Only a small number were about politicians.
Chief Commissioner Murray Kellam said that was unsurprising given the high level of contact that police had with the public.
He said the commission would like to have a permanent place at the police academy, which was supported by Tasmania Police.
“The percentage of complaints about police in this state is lower than the percentage of complaints we see to other bodies in other states,” he said.
“I think the police are already taking very good steps and the public can have confidence in them. The police are also very keen for us to join with them in having a position right from the start at induction time, and perhaps even for promotional courses.”
From the 40 investigations under way, and those already completed, Mr Kellam said there was no evidence of systemic corruption in Tasmania.
Conflict of interest is proving to be the most common source of complaint.
The commission is seeking clarity from State Parliament on its act, but Mr Kellam said that was not about needing new or expanded powers.

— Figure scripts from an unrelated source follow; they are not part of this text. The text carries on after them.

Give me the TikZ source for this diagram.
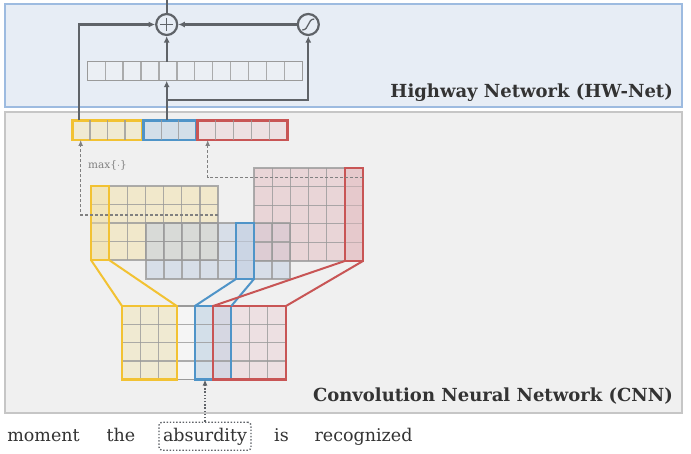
\documentclass[tikz,border=0pt]{standalone}
\usepackage{fontspec}
\setmainfont{DejaVu Serif}
\usetikzlibrary{arrows.meta,calc}
\definecolor{hwfill}{HTML}{E7EDF5}
\definecolor{hwborder}{HTML}{9DBBE0}
\definecolor{cnnfill}{HTML}{F0F0F0}
\definecolor{cnnborder}{HTML}{C6C6C6}
\definecolor{arrowc}{HTML}{5F6368}
\definecolor{gridc}{HTML}{9A9A9A}
\definecolor{vecfill}{HTML}{EBEFF4}
\definecolor{ylw}{HTML}{F2C233}
\definecolor{ylwfill}{HTML}{F2E2A8}
\definecolor{ylwcat}{HTML}{F0EAD2}
\definecolor{blu}{HTML}{4F94C8}
\definecolor{blufill}{HTML}{C4D0E2}
\definecolor{blucat}{HTML}{D3DFE9}
\definecolor{rd}{HTML}{C85555}
\definecolor{rdfill}{HTML}{E4BCC0}
\definecolor{rdcat}{HTML}{EDE0E2}
\definecolor{txtc}{HTML}{333333}
\definecolor{dashc}{HTML}{808080}
\newcommand\gvlines[5]{%
  \pgfmathtruncatemacro\gvn{#5-1}%
  \foreach \gi in {1,...,\gvn}{\draw[gridln] ({#1+\gi*(#3)/#5},{#2}) -- ++(0,#4);}%
}
\newcommand\ghlines[5]{%
  \pgfmathtruncatemacro\ghn{#5-1}%
  \foreach \gi in {1,...,\ghn}{\draw[gridln] ({#1},{#2+\gi*(#4)/#5}) -- ++(#3,0);}%
}
\tikzset{
  rect/.style={rectangle, inner sep=0pt, outer sep=0pt, anchor=north west},
  gridln/.style={draw=gridc, line width=1.3pt, draw opacity=0.8},
  conn/.style={draw=arrowc, line width=2.2pt, -{Latex[length=6.5pt,width=6pt]}},
  connplain/.style={draw=arrowc, line width=2.2pt},
  dasharrow/.style={draw=dashc, line width=1.1pt, dash pattern=on 3pt off 2pt, -{Latex[length=6pt,width=5pt]}},
  dotarrow/.style={draw=arrowc, line width=1.4pt, dash pattern=on 1.4pt off 1.8pt, -{Latex[length=6pt,width=5pt]}},
  opcirc/.style={circle, draw=arrowc, line width=2.2pt, fill=hwfill, minimum size=21pt, inner sep=0pt},
  word/.style={anchor=base, text=txtc, font=\fontsize{17.5}{20}\selectfont, inner sep=0pt},
  title/.style={anchor=base east, text=txtc, font=\fontsize{18}{21}\selectfont\bfseries, inner sep=0pt},
  ylwline/.style={draw=ylw, line width=2pt},
  bluline/.style={draw=blu, line width=2pt},
  rdline/.style={draw=rd, line width=2pt},
  colbox/.style={line width=2.2pt},
}
\begin{document}
\begin{tikzpicture}[x=1pt,y=-1pt]
\useasboundingbox[fill=white] (0,0) rectangle (691,454);
% boxes
\node[rect, fill=hwfill, draw=hwborder, line width=1.8pt, minimum width=677pt, minimum height=103pt] (hw) at (5,4) {};
\node[rect, fill=cnnfill, draw=cnnborder, line width=1.8pt, minimum width=677pt, minimum height=301pt] (cnn) at (5,112) {};
\node[title] (hwlabel) at (673,98) {Highway Network (HW-Net)};
\node[title] (cnnlabel) at (673,402) {Convolution Neural Network (CNN)};

% highway vector
\node[rect, fill=vecfill, draw=gridc, line width=1.3pt, minimum width=215pt, minimum height=19pt] (hwvec) at (87.3,61.7) {};
\gvlines{87.3}{61.7}{215}{19}{12}

% operators
\node[opcirc] (plus) at (166.7,24.5) {};
\draw[arrowc, line width=1.4pt] (plus.center) ++(-6.5,0) -- ++(13,0);
\draw[arrowc, line width=1.4pt] (plus.center) ++(0,-6.5) -- ++(0,13);
\node[opcirc] (sig) at (308.3,24.5) {};
\draw[arrowc, line width=1.3pt] (sig.center) ++(-6,5.5) .. controls ++(7,0) and ++(-7,0) .. ++(12,-11);

% concatenated vector
\node[rect, fill=ylwcat, draw=ylw, colbox, minimum width=70pt, minimum height=19.5pt] (catY) at (72.5,120.5) {};
\gvlines{72.5}{120.5}{70}{19.5}{4}
\node[rect, fill=blucat, draw=blu, colbox, minimum width=53pt, minimum height=19.5pt] (catB) at (143.5,120.5) {};
\gvlines{143.5}{120.5}{53}{19.5}{3}
\node[rect, fill=rdcat, draw=rd, colbox, minimum width=90pt, minimum height=19.5pt] (catR) at (197.5,120.5) {};
\gvlines{197.5}{120.5}{90}{19.5}{5}

% highway connectors
\coordinate (bt) at (166.7,120.5);
\coordinate (br) at (166.7,100);
\coordinate (yt) at (79,120.5);
\coordinate (topend) at (166.7,0);
\draw[conn] (bt) -- (bt |- hwvec.south);
\draw[conn] (br) -| (sig.south);
\draw[conn] (plus |- hwvec.north) -- (plus.south);
\draw[conn] (yt) |- (plus.west);
\draw[conn] (sig.west) -- (plus.east);
\draw[connplain] (plus.north) -- (topend);

% feature maps
\node[rect, fill=ylwfill, fill opacity=0.5, minimum width=127pt, minimum height=74pt] (mapY) at (91,186) {};
\node[rect, fill=blufill, fill opacity=0.55, minimum width=144pt, minimum height=56pt] (mapB) at (146,223) {};
\node[rect, fill=rdfill, fill opacity=0.5, minimum width=109pt, minimum height=93pt] (mapR) at (254,168) {};
\draw[gridln] (mapY.north west) rectangle (mapY.south east);
\gvlines{91}{186}{127}{74}{7}
\ghlines{91}{186}{127}{74}{4}
\draw[gridln] (mapB.north west) rectangle (mapB.south east);
\gvlines{146}{223}{144}{56}{8}
\ghlines{146}{223}{144}{56}{3}
\draw[gridln] (mapR.north west) rectangle (mapR.south east);
\gvlines{254}{168}{109}{93}{6}
\ghlines{254}{168}{109}{93}{5}
\node[rect, draw=ylw, fill=ylwfill, fill opacity=0.45, draw opacity=1, colbox, minimum width=18.1pt, minimum height=74pt] (hlY) at (91,186) {};
\node[rect, draw=blu, fill=blufill, fill opacity=0.6, draw opacity=1, colbox, minimum width=18pt, minimum height=56pt] (hlB) at (236,223) {};
\node[rect, draw=rd, fill=rdfill, fill opacity=0.45, draw opacity=1, colbox, minimum width=18.2pt, minimum height=93pt] (hlR) at (344.8,168) {};

% max pooling
\node[anchor=west, text=dashc, font=\fontsize{10.5}{12}\selectfont, inner sep=0pt] (maxlabel) at (88,165) {max\{$\cdot$\}};
\coordinate (yd) at (80.7,215);
\coordinate (rdd) at (207.7,177.3);
\draw[dasharrow] (mapY.east |- yd) -- (yd) -- (yd |- catY.south);
\draw[dasharrow] (mapR.east |- rdd) -- (rdd) -- (rdd |- catR.south);

% input matrix
\node[rect, fill=white, fill opacity=0.35, draw=gridc, line width=1.3pt, minimum width=164pt, minimum height=73.5pt] (inmat) at (122,306) {};
\node[rect, fill=ylwcat, minimum width=54.7pt, minimum height=73.5pt] (fYf) at (122,306) {};
\node[rect, fill=blucat, minimum width=36.4pt, minimum height=73.5pt] (fBf) at (194.9,306) {};
\node[rect, fill=rdcat, minimum width=72.9pt, minimum height=73.5pt] (fRf) at (213.1,306) {};
\fill[fill=blufill, fill opacity=0.55] (213.1,306) rectangle (231.3,379.5);
\gvlines{122}{306}{164}{73.5}{9}
\ghlines{122}{306}{164}{73.5}{4}
\node[rect, draw=ylw, colbox, minimum width=54.7pt, minimum height=73.5pt] (fY) at (122,306) {};
\node[rect, draw=blu, colbox, minimum width=36.4pt, minimum height=73.5pt] (fB) at (194.9,306) {};
\node[rect, draw=rd, colbox, minimum width=72.9pt, minimum height=73.5pt] (fR) at (213.1,306) {};

% filter connectors
\draw[ylwline] (fY.north west) -- (hlY.south west);
\draw[ylwline] (fY.north east) -- (hlY.south east);
\draw[bluline] (fB.north west) -- (hlB.south west);
\draw[bluline] (fB.north east) -- (hlB.south east);
\draw[rdline] (fR.north west) -- (hlR.south west);
\draw[rdline] (fR.north east) -- (hlR.south east);

% words
\node[word] (w1) at (43.5,441.7) {moment};
\node[word] (w2) at (121,441.7) {the};
\node[word, draw=arrowc, line width=1.4pt, dash pattern=on 1.4pt off 1.8pt, rounded corners=3pt, text height=14pt, text depth=3pt, inner ysep=5.5pt, minimum width=92pt] (w3) at (205,441.7) {absurdity};
\node[word] (w4) at (281.5,441.7) {is};
\node[word] (w5) at (363.5,441.7) {recognized};
\draw[dotarrow] (w3.north) -- (w3.north |- inmat.south);
\end{tikzpicture}
\end{document}
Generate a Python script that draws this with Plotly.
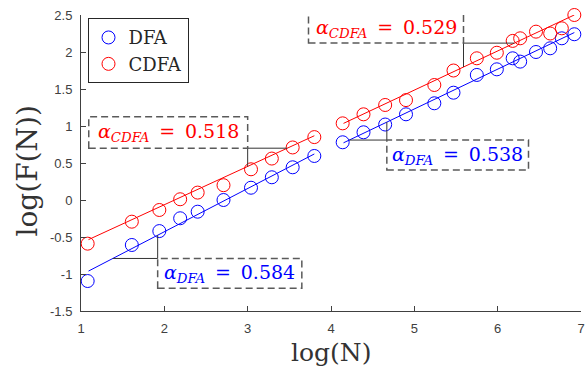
import numpy as np
import plotly.graph_objects as go

# ---- data ----
x_seg1 = [1.08, 1.61, 1.94, 2.19, 2.40, 2.71, 3.04, 3.29, 3.54, 3.80]
dfa_seg1 = [-1.095, -0.608, -0.42, -0.247, -0.158, 0.0, 0.166, 0.307, 0.442, 0.595]
cdfa_seg1 = [-0.59, -0.293, -0.135, 0.01, 0.10, 0.20, 0.415, 0.56, 0.71, 0.85]

x_seg2 = [4.14, 4.39, 4.65, 4.90, 5.24, 5.47, 5.75, 5.99, 6.18, 6.27, 6.46, 6.63, 6.77, 6.92]
dfa_seg2 = [0.78, 0.915, 1.02, 1.158, 1.307, 1.45, 1.69, 1.766, 1.915, 1.87, 2.00, 2.05, 2.185, 2.24]
cdfa_seg2 = [1.036, 1.158, 1.284, 1.35, 1.554, 1.75, 1.915, 1.99, 2.15, 2.185, 2.275, 2.25, 2.32, 2.50]

# fitted slopes (alpha) and intercepts
alpha_dfa_1, icpt_dfa_1 = 0.584, -1.597
alpha_cdfa_1, icpt_cdfa_1 = 0.518, -1.10
alpha_dfa_2, icpt_dfa_2 = 0.538, -1.46
alpha_cdfa_2, icpt_cdfa_2 = 0.529, -1.16

x_ticks = [1, 2, 3, 4, 5, 6, 7]
x_tick_labels = ["1", "2", "3", "4", "5", "6", "7"]
y_ticks = [-1.5, -1, -0.5, 0, 0.5, 1, 1.5, 2, 2.5]
y_tick_labels = ["-1.5", "-1", "-0.5", "0", "0.5", "1", "1.5", "2", "2.5"]

BLUE = "#0000ff"
RED = "#ff0000"
SERIF = "DejaVu Serif, Liberation Serif, serif"
SANS = "Liberation Sans, Arial, sans-serif"

fig = go.Figure()

def fit_line(xs, a, b):
    xr = np.array([xs[0] + 0.01, xs[-1]])
    return xr, a * xr + b

# fit lines
for xs, a, b, col in [(x_seg1, alpha_dfa_1, icpt_dfa_1, BLUE),
                      (x_seg1, alpha_cdfa_1, icpt_cdfa_1, RED),
                      (x_seg2, alpha_dfa_2, icpt_dfa_2, BLUE),
                      (x_seg2, alpha_cdfa_2, icpt_cdfa_2, RED)]:
    xr, yr = fit_line(xs, a, b)
    fig.add_trace(go.Scatter(x=xr, y=yr, mode="lines", line=dict(color=col, width=1),
                             showlegend=False, hoverinfo="skip", cliponaxis=False))

# markers
fig.add_trace(go.Scatter(x=x_seg1 + x_seg2, y=dfa_seg1 + dfa_seg2, mode="markers", name="DFA",
                         marker=dict(symbol="circle-open", size=13, color=BLUE, line=dict(width=1)),
                         cliponaxis=False))
fig.add_trace(go.Scatter(x=x_seg1 + x_seg2, y=cdfa_seg1 + cdfa_seg2, mode="markers", name="CDFA",
                         marker=dict(symbol="circle-open", size=13, color=RED, line=dict(width=1)),
                         cliponaxis=False))

shapes = []
annotations = []

def slope_box(corner, a, b, box, text, col):
    cx, cy = corner
    xl = (cy - b) / a
    yl = a * cx + b
    shapes.append(dict(type="line", x0=xl, y0=cy, x1=cx, y1=cy, line=dict(color="#333", width=1)))
    shapes.append(dict(type="line", x0=cx, y0=cy, x1=cx, y1=yl, line=dict(color="#333", width=1)))
    x0, x1, y0, y1 = box
    shapes.append(dict(type="rect", x0=x0, x1=x1, y0=y0, y1=y1,
                       line=dict(color="#5a5a5a", width=1.5, dash="7px,4px")))
    annotations.append(dict(x=(x0 + x1) / 2, y=(y0 + y1) / 2, text=text, showarrow=False,
                            font=dict(family=SERIF, size=19, color=col),
                            xanchor="center", yanchor="middle"))

EQ = "&#8201;=&#8201;"
slope_box((1.92, -0.79), alpha_dfa_1, icpt_dfa_1, (1.92, 3.65, -1.193, -0.79),
          "<i>α</i><sub><i>DFA</i></sub> " + EQ + " %.3f" % alpha_dfa_1, BLUE)
slope_box((3.0, 0.70), alpha_cdfa_1, icpt_cdfa_1, (1.093, 3.0, 0.70, 1.126),
          "<i>α</i><sub><i>CDFA</i></sub> " + EQ + " %.3f" % alpha_cdfa_1, RED)
slope_box((5.59, 2.12), alpha_cdfa_2, icpt_cdfa_2, (3.73, 5.59, 2.12, 2.51),
          "<i>α</i><sub><i>CDFA</i></sub> " + EQ + " %.3f" % alpha_cdfa_2, RED)
slope_box((4.67, 0.81), alpha_dfa_2, icpt_dfa_2, (4.67, 6.37, 0.405, 0.81),
          "<i>α</i><sub><i>DFA</i></sub> " + EQ + " %.3f" % alpha_dfa_2, BLUE)

# axis titles
annotations.append(dict(x=0.5, y=-0.14, xref="paper", yref="paper", text="log(N)", showarrow=False,
                        font=dict(family=SERIF, size=25, color="#333333"), xanchor="center", yanchor="middle"))
annotations.append(dict(x=-0.107, y=0.473, xref="paper", yref="paper", text="log(F(N))", showarrow=False,
                        textangle=-90, font=dict(family=SERIF, size=28, color="#333333"),
                        xanchor="center", yanchor="middle"))

axis_common = dict(showline=True, linecolor="#404040", linewidth=1, mirror=False, showgrid=False,
                   zeroline=False, ticks="inside", ticklen=5, tickcolor="#404040",
                   ticklabeloverflow="allow", ticklabelstandoff=5,
                   tickfont=dict(family=SANS, size=13, color="#404040"))

fig.update_layout(
    width=586, height=370,
    margin=dict(l=81, r=1, t=15, b=59),
    plot_bgcolor="white", paper_bgcolor="white",
    xaxis=dict(range=[1, 7], tickvals=x_ticks, ticktext=x_tick_labels, **axis_common),
    yaxis=dict(range=[-1.5, 2.5], tickvals=y_ticks, ticktext=y_tick_labels, **axis_common),
    shapes=shapes, annotations=annotations,
    legend=dict(x=0.013, y=0.989, xanchor="left", yanchor="top", bordercolor="#262626", borderwidth=1,
                bgcolor="white", font=dict(family=SERIF, size=18, color="#262626"),
                itemwidth=30, tracegroupgap=0),
    showlegend=True,
)

fig.write_html("out.html")
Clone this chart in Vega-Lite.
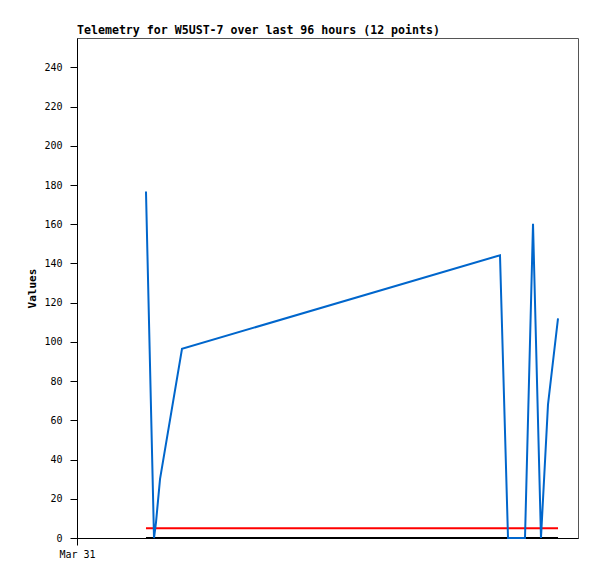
{
  "$schema": "https://vega.github.io/schema/vega-lite/v6.json",
  "width": 501,
  "height": 500,
  "autosize": {"type": "none"},
  "padding": {"left": 77, "top": 38, "right": 19, "bottom": 41},
  "background": "white",
  "config": {
    "view": {"stroke": "#555555", "strokeWidth": 1},
    "axis": {"grid": false, "domainColor": "black", "tickColor": "black", "labelColor": "black", "labelFont": "DejaVu Sans Mono", "labelFontSize": 10, "titleFont": "DejaVu Sans Mono", "titleFontWeight": "bold", "titleFontSize": 11, "tickSize": 7, "domainWidth": 1, "tickWidth": 1}
  },
  "title": {
    "text": "Telemetry for W5UST-7 over last 96 hours (12 points)",
    "anchor": "start",
    "frame": "group",
    "font": "DejaVu Sans Mono",
    "fontWeight": "bold",
    "fontSize": 11.6,
    "color": "black",
    "baseline": "bottom",
    "offset": -10
  },
  "datasets": {
    "telemetry": [
      {"t": 13.77, "v": 176.7},
      {"t": 15.37, "v": 0},
      {"t": 15.77, "v": 8},
      {"t": 16.57, "v": 30},
      {"t": 20.96, "v": 96.5},
      {"t": 84.43, "v": 144.2},
      {"t": 86.03, "v": 0},
      {"t": 89.42, "v": 0},
      {"t": 91.02, "v": 160.2},
      {"t": 92.61, "v": 0},
      {"t": 94.01, "v": 68},
      {"t": 96.01, "v": 112}
    ],
    "refs": [
      {"t": 13.77, "v": 5, "s": "threshold"},
      {"t": 96.01, "v": 5, "s": "threshold"},
      {"t": 13.77, "v": 0, "s": "zero"},
      {"t": 96.01, "v": 0, "s": "zero"}
    ]
  },
  "layer": [
    {
      "data": {"name": "refs"},
      "mark": {"type": "line", "strokeWidth": 2},
      "encoding": {
        "x": {"field": "t", "type": "quantitative", "scale": {"domain": [0, 100], "nice": false, "zero": false},
          "axis": {"values": [0], "labelExpr": "'Mar 31'", "title": null, "labelPadding": 4, "labelFlush": false}},
        "y": {"field": "v", "type": "quantitative", "scale": {"domain": [0, 255], "nice": false},
          "axis": {"values": [0, 20, 40, 60, 80, 100, 120, 140, 160, 180, 200, 220, 240], "title": "Values", "titlePadding": 6, "labelPadding": 8}},
        "color": {"field": "s", "type": "nominal", "scale": {"domain": ["threshold", "zero"], "range": ["#ff0000", "#000000"]}, "legend": null}
      }
    },
    {
      "data": {"name": "telemetry"},
      "mark": {"type": "line", "strokeWidth": 2, "color": "#0066cc"},
      "encoding": {
        "x": {"field": "t", "type": "quantitative"},
        "y": {"field": "v", "type": "quantitative"}
      }
    }
  ]
}
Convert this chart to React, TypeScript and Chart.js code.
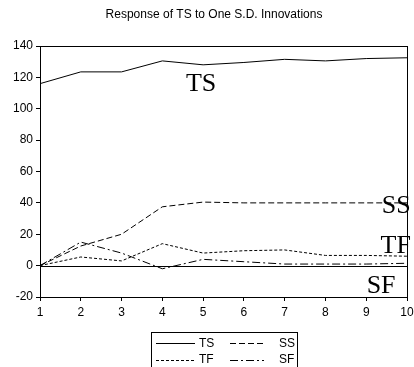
import React, { useEffect, useRef } from "react";
import { Chart, registerables } from "chart.js";

Chart.register(...registerables);

const periods = ["1", "2", "3", "4", "5", "6", "7", "8", "9", "10"];
const tsValues = [116, 123.5, 123.5, 130.5, 128, 129.5, 131.5, 130.5, 132, 132.5];
const ssValues = [0, 12.5, 20, 37.5, 40.5, 40, 40, 40, 40, 40];
const tfValues = [0, 5.5, 3, 14, 8, 9.5, 10, 6.5, 6.5, 6];
const sfValues = [0, 15, 8, -2, 4, 2.5, 1, 1, 1, 1.5];
const seriesNames = ["TS", "SS", "TF", "SF"];
const dashes: number[][] = [[], [6, 3], [3, 2], [8, 3, 2, 3]];
const titleText = "Response of TS to One S.D. Innovations";
// inline labels: [text, x index position, y value at baseline]
const inlineLabels: [string, number, number][] = [
  ["TS", 3.58, 111.5],
  ["SS", 8.38, 33.8],
  ["TF", 8.35, 8.3],
  ["SF", 8.01, -17.2],
];

const overlay = {
  id: "overlay",
  afterDraw(chart: any) {
    const ctx = chart.ctx;
    const area = chart.chartArea;
    const xs = chart.scales.x;
    const ys = chart.scales.y;
    ctx.save();
    ctx.strokeStyle = "#000";
    ctx.lineWidth = 1;
    ctx.setLineDash([]);
    ctx.strokeRect(Math.round(area.left) + 0.5, Math.round(area.top) + 0.5, Math.round(area.right - area.left), Math.round(area.bottom - area.top));
    const y0 = Math.round(ys.getPixelForValue(0)) + 0.5;
    ctx.beginPath();
    ctx.moveTo(area.left, y0);
    ctx.lineTo(area.right, y0);
    ctx.stroke();
    ctx.fillStyle = "#000";
    ctx.font = "12px 'Liberation Sans', Arial, sans-serif";
    ctx.textAlign = "center";
    ctx.textBaseline = "middle";
    ctx.fillText(titleText, 214, 15);
    ctx.font = "26px 'Liberation Serif', 'Times New Roman', serif";
    ctx.textAlign = "left";
    ctx.textBaseline = "alphabetic";
    for (const [t, xi, yv] of inlineLabels) {
      ctx.fillText(t, xs.getPixelForValue(xi), ys.getPixelForValue(yv));
    }
    const bx = 151, by = 332, bw = 146;
    ctx.strokeStyle = "#000";
    ctx.strokeRect(bx + 0.5, by + 0.5, bw, 40);
    ctx.font = "12px 'Liberation Sans', Arial, sans-serif";
    ctx.textBaseline = "middle";
    const cols = [156, 230];
    const rows = [343, 359.5];
    [0, 1, 2, 3].forEach((i) => {
      const c = i % 2;
      const r = Math.floor(i / 2);
      const lx = cols[c];
      const ly = Math.round(rows[r]) + 0.5;
      ctx.setLineDash(dashes[i]);
      ctx.beginPath();
      ctx.moveTo(lx, ly);
      ctx.lineTo(lx + (c === 0 ? 39 : 34), ly);
      ctx.stroke();
      ctx.setLineDash([]);
      ctx.fillText(seriesNames[i], c === 0 ? 199 : 279, rows[r] + 0.5);
    });
    ctx.restore();
  },
};

export default function App() {
  const ref = useRef<HTMLCanvasElement>(null);
  useEffect(() => {
    const all = [tsValues, ssValues, tfValues, sfValues];
    const chart = new Chart(ref.current!, {
      type: "line",
      data: {
        labels: periods,
        datasets: all.map((vals, i) => ({
          label: seriesNames[i],
          data: vals,
          borderColor: "#000",
          borderWidth: 1,
          borderDash: dashes[i],
          pointRadius: 0,
          tension: 0,
          fill: false,
        })),
      },
      options: {
        responsive: false,
        animation: false,
        devicePixelRatio: 1,
        layout: { padding: { top: 46, left: 0, right: 7, bottom: 50 } },
        plugins: { legend: { display: false }, title: { display: false }, tooltip: { enabled: false } },
        scales: {
          x: {
            type: "category",
            offset: false,
            afterFit: (s: any) => { s.height = 20; s.paddingRight = 0; s.paddingLeft = 0; },
            grid: { drawOnChartArea: false, drawTicks: true, tickLength: 4, color: "#000" },
            border: { display: true, color: "#000" },
            ticks: { color: "#000", font: { family: "'Liberation Sans', Arial, sans-serif", size: 12 }, padding: 4, maxRotation: 0, autoSkip: false },
          },
          y: {
            min: -20,
            max: 140,
            afterFit: (s: any) => { s.width = 40; s.paddingTop = 0; s.paddingBottom = 0; },
            grid: { drawOnChartArea: false, drawTicks: true, tickLength: 4, color: "#000" },
            border: { display: true, color: "#000" },
            ticks: { stepSize: 20, color: "#000", font: { family: "'Liberation Sans', Arial, sans-serif", size: 12 }, padding: 3 },
          },
        },
      },
      plugins: [overlay],
    });
    return () => chart.destroy();
  }, []);
  return (
    <div style={{ position: "fixed", left: 0, top: 0, width: 414, height: 367, background: "#fff" }}>
      <canvas ref={ref} width={414} height={367} />
    </div>
  );
}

While many heralded the commission as “the big stick” that would pull public servants and politicians into line, Mr Kellam believes its role is about education.
“I really don’t see our central focus as chasing down naughty people,” he said.
“It’s a different culture down here, and I think that culture is best served by the way we tend to work, and that’s quietly with an educational focus and trying to encourage a culture of openness and transparency.”